Fourteen million Americans would lose coverage next year under plans to reform the US healthcare system, with the number ballooning to 24 million by 2026, Congress has said.
A report by the Congressional Budget Office deals a serious blow to a Republican drive already under fire from both parties and large segments of the medical industry.
It undercuts a central argument President Donald Trump and Republicans have cited for swiftly rolling back the 2010 healthcare overhaul - that the insurance markets created under the statute are "a disaster" and about to implode.
The congressional experts said the market for individual policies "would probably be stable in most areas under either current law or the (Republican) legislation".
The report also flies in the face of Mr Trump's talk of "insurance for everybody," which he stated in January.
He has since embraced a less expansive goal - to "increase access" - advanced by House Speaker Paul Ryan and other Republicans.
Health secretary Tom Price said the report was "simply wrong" and omitted the impact of additional Republican legislation and regulatory changes the Trump administration plans.

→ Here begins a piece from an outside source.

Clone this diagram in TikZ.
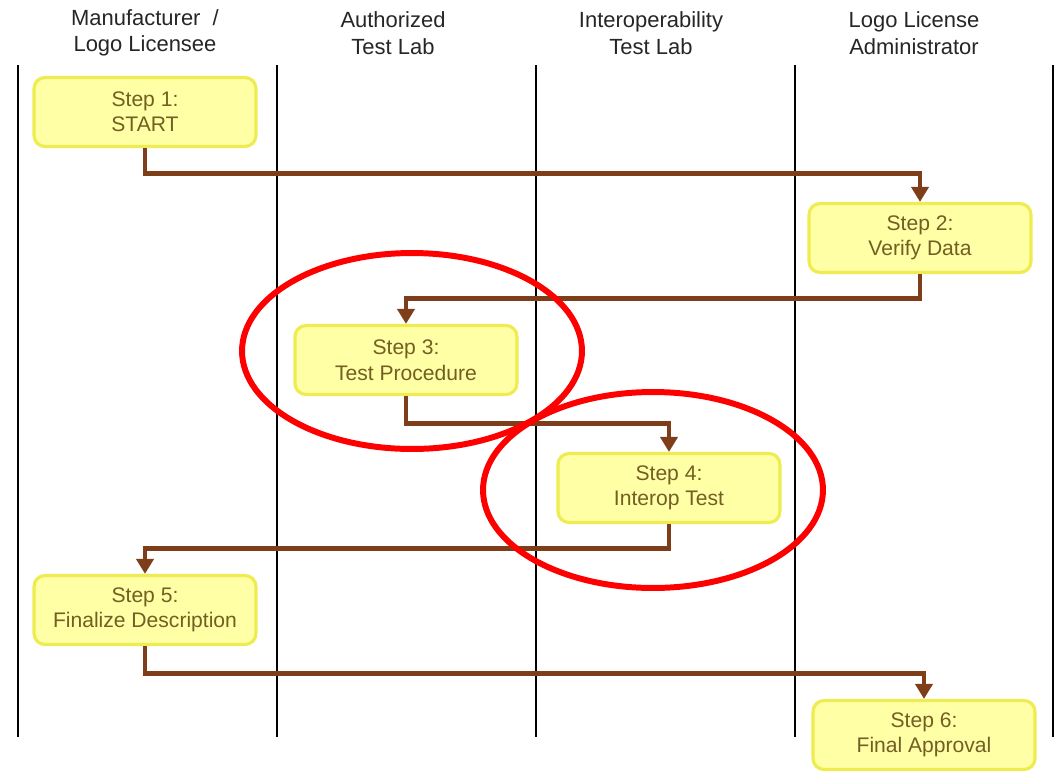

In a sign of trouble, Representative Mark Walker, leader of a large group of House conservatives, said the report "does little to alleviate" concerns about the bill including tax credits considered too costly.
The budget office's estimates provide a detailed, credible appraisal of the Republican effort to unravel Barack Obama's 2010 overhaul.
The office has a four-decade history of even-handedness and is currently headed by an appointee recommended by Mr Price when he was a congressman.
Mr Trump has repeatedly attacked the agency's credibility, citing its significant underestimate of the number of people who would buy insurance under "Obamacare".
On the plus side for Republicans, the budget office said the party's plan would reduce federal deficits by 337 billion dollars (£276 billion) over the coming decade.
That is largely because it would cut the Medicaid programme for low-income Americans and eliminate subsidies that Mr Obama's law provides to millions of people who buy coverage.
Administration officials took strong issue with the budget office's projections.
"We believe that our plan will cover more individuals and at a lower cost and give them the choices that they want," Mr Price said.
But leading Democrat Chuck Schumer said the projections show "just how empty the president's promises, that everyone will be covered and costs will go down, have been".
The American Medical Association, which opposes the Republican bill because it would reduce coverage, said the report shows the legislation would cause "unacceptable consequences".
Though many Republicans back the bill, conservatives say it does not go far enough in repealing Mr Obama's law, while moderates whose states expanded Medicaid do not want people losing coverage.
The budget office estimated b y 2026, a total of 52 million people would lack insurance, including 28 million who would have been expected to lack coverage under Mr Obama's statute.
People with lower incomes aged 50 to 64, generally too young for Medicare, would represent a disproportionately large share of the uninsured, and growing numbers of people would lose coverage from jobs.